§ TO BE DONE
Write each line of the material exactly as given, from the top through the line that contains "const yTicks = [0, 0.5, 1, 1.5, 2];", and omit all pictures.

§ LISTED RECORDS
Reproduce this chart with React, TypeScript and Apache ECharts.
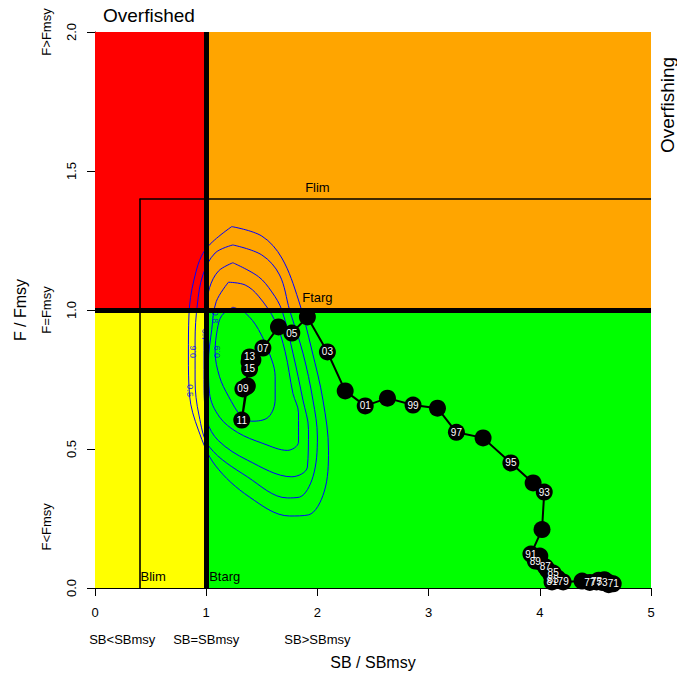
import React, { useEffect, useRef } from "react";
import * as echarts from "echarts";

// ---------- data ----------
const years = [
  1970, 1971, 1972, 1973, 1974, 1975, 1976, 1977, 1978, 1979,
  1980, 1981, 1982, 1983, 1984, 1985, 1986, 1987, 1988, 1989,
  1990, 1991, 1992, 1993, 1994, 1995, 1996, 1997, 1998, 1999,
  2000, 2001, 2002, 2003, 2004, 2005, 2006, 2007, 2008, 2009,
  2010, 2011, 2012, 2013, 2014, 2015,
];
const sbRatio = [
  4.62, 4.66, 4.61, 4.56, 4.58, 4.51, 4.53, 4.45, 4.38, 4.21,
  4.16, 4.11, 4.12, 4.12, 4.10, 4.12, 4.07, 4.05, 4.00, 3.96,
  4.00, 3.92, 4.02, 4.04, 3.94, 3.74, 3.49, 3.25, 3.08, 2.86,
  2.63, 2.43, 2.25, 2.09, 1.91, 1.77, 1.65, 1.51, 1.42, 1.33,
  1.37, 1.32, 1.36, 1.39, 1.385, 1.39,
];
const fRatio = [
  0.012, 0.015, 0.022, 0.02, 0.03, 0.022, 0.028, 0.02, 0.025, 0.022,
  0.036, 0.022, 0.04, 0.03, 0.047, 0.054, 0.065, 0.076, 0.094, 0.097,
  0.115, 0.122, 0.21, 0.345, 0.378, 0.45, 0.54, 0.56, 0.647, 0.658,
  0.683, 0.655, 0.709, 0.849, 0.975, 0.917, 0.939, 0.863, 0.82, 0.716,
  0.727, 0.604, 0.723, 0.831, 0.813, 0.788,
];

// reference points
const B_LIM = 0.4;
const B_TARG = 1;
const F_LIM = 1.4;
const F_TARG = 1;
const X_MAX = 5;
const Y_MAX = 2;
const xTicks = [0, 1, 2, 3, 4, 5];
const yTicks = [0, 0.5, 1, 1.5, 2];

// probability contours (level -> closed outline in SB/SBmsy, F/Fmsy)
const contourLevels = ["0.5", "0.6", "0.7", "0.8", "0.9"];
const contour05 = [
  [1.23, 1.30], [1.50, 1.266], [1.68, 1.187], [1.83, 1.036], [1.95, 0.856],
  [2.05, 0.676], [2.10, 0.496], [2.06, 0.345], [1.92, 0.263], [1.75, 0.259],
  [1.39, 0.327], [1.08, 0.442], [0.93, 0.568], [0.85, 0.694], [0.84, 0.838],
  [0.845, 0.982], [0.89, 1.108], [0.99, 1.216], [1.23, 1.30],
];
const contour06 = [
  [1.24, 1.234], [1.50, 1.198], [1.66, 1.126], [1.75, 1.0], [1.87, 0.845],
  [1.96, 0.676], [2.0, 0.543], [1.96, 0.40], [1.84, 0.327], [1.73, 0.324],
  [1.37, 0.40], [1.03, 0.507], [0.935, 0.622], [0.90, 0.748], [0.90, 0.892],
  [0.92, 1.018], [0.97, 1.126], [1.08, 1.205], [1.24, 1.234],
];
const contour07 = [
  [1.24, 1.17], [1.47, 1.12], [1.59, 1.065], [1.68, 1.0], [1.78, 0.845],
  [1.87, 0.676], [1.92, 0.57], [1.91, 0.435], [1.77, 0.40], [1.37, 0.46],
  [1.11, 0.53], [1.01, 0.60], [0.98, 0.75], [0.98, 0.89], [1.0, 1.0],
  [1.03, 1.08], [1.11, 1.14], [1.24, 1.17],
];
const contour08 = [
  [1.20, 1.10], [1.35, 1.09], [1.47, 1.05], [1.62, 0.96], [1.71, 0.85],
  [1.78, 0.70], [1.83, 0.63], [1.83, 0.525], [1.73, 0.495], [1.51, 0.52],
  [1.28, 0.56], [1.12, 0.615], [1.03, 0.70], [1.02, 0.81], [1.05, 0.93],
  [1.09, 1.03], [1.20, 1.10],
];
const contour09 = [
  [1.24, 1.01], [1.35, 0.99], [1.47, 0.93], [1.59, 0.82], [1.62, 0.76],
  [1.62, 0.68], [1.56, 0.615], [1.41, 0.60], [1.32, 0.615], [1.20, 0.69],
  [1.12, 0.76], [1.08, 0.85], [1.10, 0.93], [1.14, 0.98], [1.24, 1.01],
];
const contourLines = [contour05, contour06, contour07, contour08, contour09];
const contourLabelX = [0.85, 0.88, 0.99, 1.08, 1.10];
const contourLabelY = [0.71, 0.85, 0.91, 0.975, 0.85];
const contourLabelRot = [-90, 90, -90, -90, 90];

const FONT = "'Liberation Sans', Arial, Helvetica, sans-serif";

export default function App() {
  const ref = useRef<HTMLDivElement>(null);

  useEffect(() => {
    if (!ref.current) return;
    const chart = echarts.init(ref.current, null, { renderer: "svg" });

    const zones = [
      { x0: 0, x1: B_TARG, y0: F_TARG, y1: Y_MAX, color: "#FF0000" },
      { x0: B_TARG, x1: X_MAX, y0: F_TARG, y1: Y_MAX, color: "#FFA500" },
      { x0: 0, x1: B_TARG, y0: 0, y1: F_TARG, color: "#FFFF00" },
      { x0: B_TARG, x1: X_MAX, y0: 0, y1: F_TARG, color: "#00FF00" },
    ];

    const series: any[] = [];
    series.push({
      type: "line",
      data: [],
      z: 1,
      silent: true,
      markArea: {
        silent: true,
        label: { show: false },
        data: zones.map((zn) => [
          { xAxis: zn.x0, yAxis: zn.y0, itemStyle: { color: zn.color, opacity: 1, borderWidth: 0 } },
          { xAxis: zn.x1, yAxis: zn.y1 },
        ]),
      },
    });

    contourLines.forEach((pts, i) => {
      series.push({
        type: "line",
        name: "contour" + contourLevels[i],
        data: pts,
        symbol: "none",
        smooth: 0.35,
        z: 2,
        silent: true,
        lineStyle: { color: "#0000FF", width: 1 },
      });
    });

    series.push({
      type: "scatter",
      z: 2,
      silent: true,
      symbolSize: 1,
      itemStyle: { color: "rgba(0,0,0,0)" },
      data: contourLevels.map((lv, i) => ({
        value: [contourLabelX[i], contourLabelY[i]],
        name: lv,
        label: { rotate: contourLabelRot[i] },
      })),
      label: {
        show: true,
        position: "inside",
        formatter: (p: any) => p.name,
        color: "#0000FF",
        fontSize: 9,
        fontFamily: FONT,
      },
    });

    series.push({
      type: "line",
      data: [],
      z: 3,
      silent: true,
      markLine: {
        silent: true,
        symbol: ["none", "none"],
        label: { show: false },
        lineStyle: { color: "#000000", type: "solid", width: 1.6 },
        data: [
          { xAxis: B_TARG, lineStyle: { width: 5, color: "#000", type: "solid" } },
          { yAxis: F_TARG, lineStyle: { width: 5, color: "#000", type: "solid" } },
          [{ coord: [B_LIM, 0] }, { coord: [B_LIM, F_LIM] }],
          [{ coord: [B_LIM, F_LIM] }, { coord: [X_MAX, F_LIM] }],
        ],
      },
    });

    series.push({
      type: "line",
      name: "trajectory",
      z: 4,
      silent: true,
      data: sbRatio.map((x, i) => [x, fRatio[i]]),
      symbol: "circle",
      symbolSize: 17,
      showAllSymbol: true,
      itemStyle: { color: "#000000" },
      lineStyle: { color: "#000000", width: 2 },
      label: {
        show: true,
        position: "inside",
        color: "#FFFFFF",
        fontSize: 10,
        fontFamily: FONT,
        formatter: (p: any) => {
          const yr = years[p.dataIndex];
          return yr % 2 === 1 ? String(yr % 100).padStart(2, "0") : "";
        },
      },
    });

    chart.setOption({
      animation: false,
      backgroundColor: "#FFFFFF",
      grid: { left: 95, right: 26, top: 32, bottom: 85, containLabel: false },
      xAxis: {
        type: "value",
        min: xTicks[0],
        max: xTicks[xTicks.length - 1],
        interval: 1,
        axisLine: { show: true, onZero: false, lineStyle: { color: "#000", width: 1 } },
        axisTick: { show: true, length: 8, lineStyle: { color: "#000" } },
        axisLabel: { color: "#000", fontSize: 13, fontFamily: FONT, margin: 18 },
        splitLine: { show: false },
      },
      yAxis: {
        type: "value",
        min: yTicks[0],
        max: yTicks[yTicks.length - 1],
        interval: 0.5,
        axisLine: { show: true, onZero: false, lineStyle: { color: "#000", width: 1 } },
        axisTick: { show: true, length: 8, lineStyle: { color: "#000" } },
        axisLabel: {
          color: "#000",
          fontSize: 13,
          fontFamily: FONT,
          rotate: 90,
          margin: 17,
          formatter: (v: number) => v.toFixed(1),
        },
        splitLine: { show: false },
      },
      series,
    });

    const toPx = (x: number, y: number) =>
      chart.convertToPixel({ gridIndex: 0 } as any, [x, y]) as number[];

    const txt = (
      text: string,
      x: number,
      y: number,
      size: number,
      align: string,
      valign: string,
      rotation = 0
    ) => ({
      type: "text",
      x,
      y,
      rotation,
      silent: true,
      z: 100,
      style: {
        text,
        fill: "#000",
        fontSize: size,
        fontFamily: FONT,
        align,
        verticalAlign: valign,
        textAlign: align,
        textVerticalAlign: valign,
      },
    });

    const pFlim = toPx(2.0, F_LIM);
    const pFtarg = toPx(2.0, F_TARG);
    const pBlim = toPx(B_LIM, 0.04);
    const pBtarg = toPx(B_TARG, 0.04);
    const axisY = toPx(0, 0)[1];
    const midX = toPx(2.5, 0)[0];
    const midY = toPx(0, 1)[1];

    chart.setOption({
      graphic: [
        txt("Flim", pFlim[0], pFlim[1] - 5, 13, "center", "bottom"),
        txt("Ftarg", pFtarg[0], pFtarg[1] - 6, 13, "center", "bottom"),
        txt("Blim", pBlim[0] + 1, pBlim[1], 13, "left", "middle"),
        txt("Btarg", pBtarg[0] + 3, pBtarg[1], 13, "left", "middle"),
        txt("Overfished", 103, 15, 19, "left", "middle"),
        txt("Overfishing", 667, 105, 19, "center", "middle", Math.PI / 2),
        txt("SB<SBmsy", toPx(0.245, 0)[0], axisY + 51, 13, "center", "middle"),
        txt("SB=SBmsy", toPx(1.0, 0)[0], axisY + 51, 13, "center", "middle"),
        txt("SB>SBmsy", toPx(2.0, 0)[0], axisY + 51, 13, "center", "middle"),
        txt("SB / SBmsy", midX, axisY + 74, 16, "center", "middle"),
        txt("F>Fmsy", 46, toPx(0, 2.0)[1], 13, "center", "middle", Math.PI / 2),
        txt("F=Fmsy", 46, toPx(0, 1.0)[1], 13, "center", "middle", Math.PI / 2),
        txt("F<Fmsy", 46, toPx(0, 0.22)[1], 13, "center", "middle", Math.PI / 2),
        txt("F / Fmsy", 20, midY, 16, "center", "middle", Math.PI / 2),
      ],
    });

    return () => chart.dispose();
  }, []);

  return (
    <div
      ref={ref}
      style={{ position: "fixed", left: 0, top: 0, width: 677, height: 673, background: "#fff" }}
    />
  );
}
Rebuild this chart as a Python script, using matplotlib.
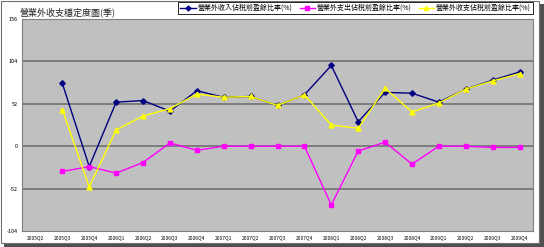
import numpy as np
import matplotlib.pyplot as plt
from matplotlib.patches import Rectangle
from matplotlib.lines import Line2D

plt.rcParams['font.family'] = ['Noto Sans CJK TC', 'DejaVu Sans']

# quarters on the category axis
quarters = ['2005Q2', '2005Q3', '2005Q4',
            '2006Q1', '2006Q2', '2006Q3', '2006Q4',
            '2007Q1', '2007Q2', '2007Q3', '2007Q4',
            '2008Q1', '2008Q2', '2008Q3', '2008Q4',
            '2009Q1', '2009Q2', '2009Q3', '2009Q4']

# values (no value for 2005Q2)
income_ratio = [np.nan, 77, -25, 54, 56, 43, 68, 60, 61, 50, 63,
                99, 30, 66, 65, 54, 70, 81, 91]
expense_ratio = [np.nan, -31, -25, -33, -20, 4, -5, 0, 0, 0, 0,
                 -72, -6, 5, -22, 0, 0, -1.5, -1.5]
net_ratio = [np.nan, 45, -50, 20, 37, 46, 64, 60, 61, 50, 63,
             26, 22, 71, 42, 53, 70, 80, 89]

series_names = ['營業外收入佔稅前盈餘比率(%)',
                '營業外支出佔稅前盈餘比率(%)',
                '營業外收支佔稅前盈餘比率(%)']
y_ticks = [-104, -52, 0, 52, 104, 156]

fig = plt.figure(figsize=(5.44, 2.47), dpi=100)
W, H = 544, 247

# chart frame with shadow
fig.patches.append(Rectangle((4 / W, 0), 540 / W, 243 / H, transform=fig.transFigure,
                             facecolor='#505050', edgecolor='none', zorder=-2))
fig.patches.append(Rectangle((1 / W, 4 / H), 538 / W, 242 / H, transform=fig.transFigure,
                             facecolor='white', edgecolor='#707070', lw=0.8, zorder=-1))

ax = fig.add_axes([22 / W, 1 - 231 / H, 511 / W, 212 / H])
ax.set_zorder(1)
ax.set_facecolor('#C0C0C0')
for s in ax.spines.values():
    s.set_color('#808080')
    s.set_linewidth(0.8)

x = np.arange(len(quarters))
ax.plot(x, income_ratio, color='#000080', marker='D', markersize=2.8, lw=1.0, zorder=3)
ax.plot(x, expense_ratio, color='#FF00FF', marker='s', markersize=3.3, lw=1.0, zorder=3)
ax.plot(x, net_ratio, color='#FFFF00', marker='^', markersize=3.5, lw=1.0, zorder=3)

ax.set_xlim(-0.5, len(quarters) - 0.5)
ax.set_ylim(-104, 156)
ax.set_yticks(y_ticks)
ax.set_yticklabels([str(v) for v in y_ticks], fontsize=4)
ax.set_xticks(x)
ax.set_xticklabels(quarters, fontsize=3.5)
ax.tick_params(axis='both', length=0, pad=3)
for v in y_ticks[1:-1]:
    ax.axhline(v, color='#6a6a6a', lw=1.1, zorder=1)

fig.text(20 / W, 1 - 12 / H, '營業外收支穩定度圖(季)', fontsize=6.5, color='#222222',
         ha='left', va='center')

handles = [Line2D([], [], color='#000080', marker='D', markersize=2.5, lw=1.0),
           Line2D([], [], color='#FF00FF', marker='s', markersize=3, lw=1.0),
           Line2D([], [], color='#FFFF00', marker='^', markersize=3, lw=1.0)]
leg = fig.legend(handles, series_names, ncol=3, fontsize=5.0, numpoints=1,
                 loc='upper right', bbox_to_anchor=(533 / W, 1 - 2 / H),
                 frameon=True, fancybox=False, edgecolor='black', framealpha=1,
                 handlelength=2.2, columnspacing=1.0, handletextpad=0.3,
                 borderpad=0.3, borderaxespad=0)
leg.get_frame().set_linewidth(0.6)

fig.savefig('out.png', dpi=100)
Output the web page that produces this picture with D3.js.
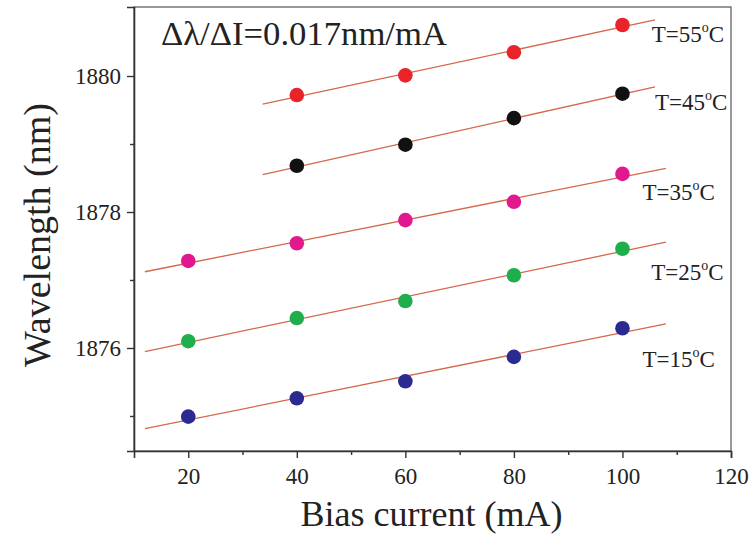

§ ANSWER TO THIS PROBLEM
Reproduce this chart with React, TypeScript and Apache ECharts.
import React, { useEffect, useRef } from "react";
import * as echarts from "echarts";

// ---------- data ----------
const years = [
  1970, 1971, 1972, 1973, 1974, 1975, 1976, 1977, 1978, 1979,
  1980, 1981, 1982, 1983, 1984, 1985, 1986, 1987, 1988, 1989,
  1990, 1991, 1992, 1993, 1994, 1995, 1996, 1997, 1998, 1999,
  2000, 2001, 2002, 2003, 2004, 2005, 2006, 2007, 2008, 2009,
  2010, 2011, 2012, 2013, 2014, 2015,
];
const sbRatio = [
  4.62, 4.66, 4.61, 4.56, 4.58, 4.51, 4.53, 4.45, 4.38, 4.21,
  4.16, 4.11, 4.12, 4.12, 4.10, 4.12, 4.07, 4.05, 4.00, 3.96,
  4.00, 3.92, 4.02, 4.04, 3.94, 3.74, 3.49, 3.25, 3.08, 2.86,
  2.63, 2.43, 2.25, 2.09, 1.91, 1.77, 1.65, 1.51, 1.42, 1.33,
  1.37, 1.32, 1.36, 1.39, 1.385, 1.39,
];
const fRatio = [
  0.012, 0.015, 0.022, 0.02, 0.03, 0.022, 0.028, 0.02, 0.025, 0.022,
  0.036, 0.022, 0.04, 0.03, 0.047, 0.054, 0.065, 0.076, 0.094, 0.097,
  0.115, 0.122, 0.21, 0.345, 0.378, 0.45, 0.54, 0.56, 0.647, 0.658,
  0.683, 0.655, 0.709, 0.849, 0.975, 0.917, 0.939, 0.863, 0.82, 0.716,
  0.727, 0.604, 0.723, 0.831, 0.813, 0.788,
];

// reference points
const B_LIM = 0.4;
const B_TARG = 1;
const F_LIM = 1.4;
const F_TARG = 1;
const X_MAX = 5;
const Y_MAX = 2;
const xTicks = [0, 1, 2, 3, 4, 5];
const yTicks = [0, 0.5, 1, 1.5, 2];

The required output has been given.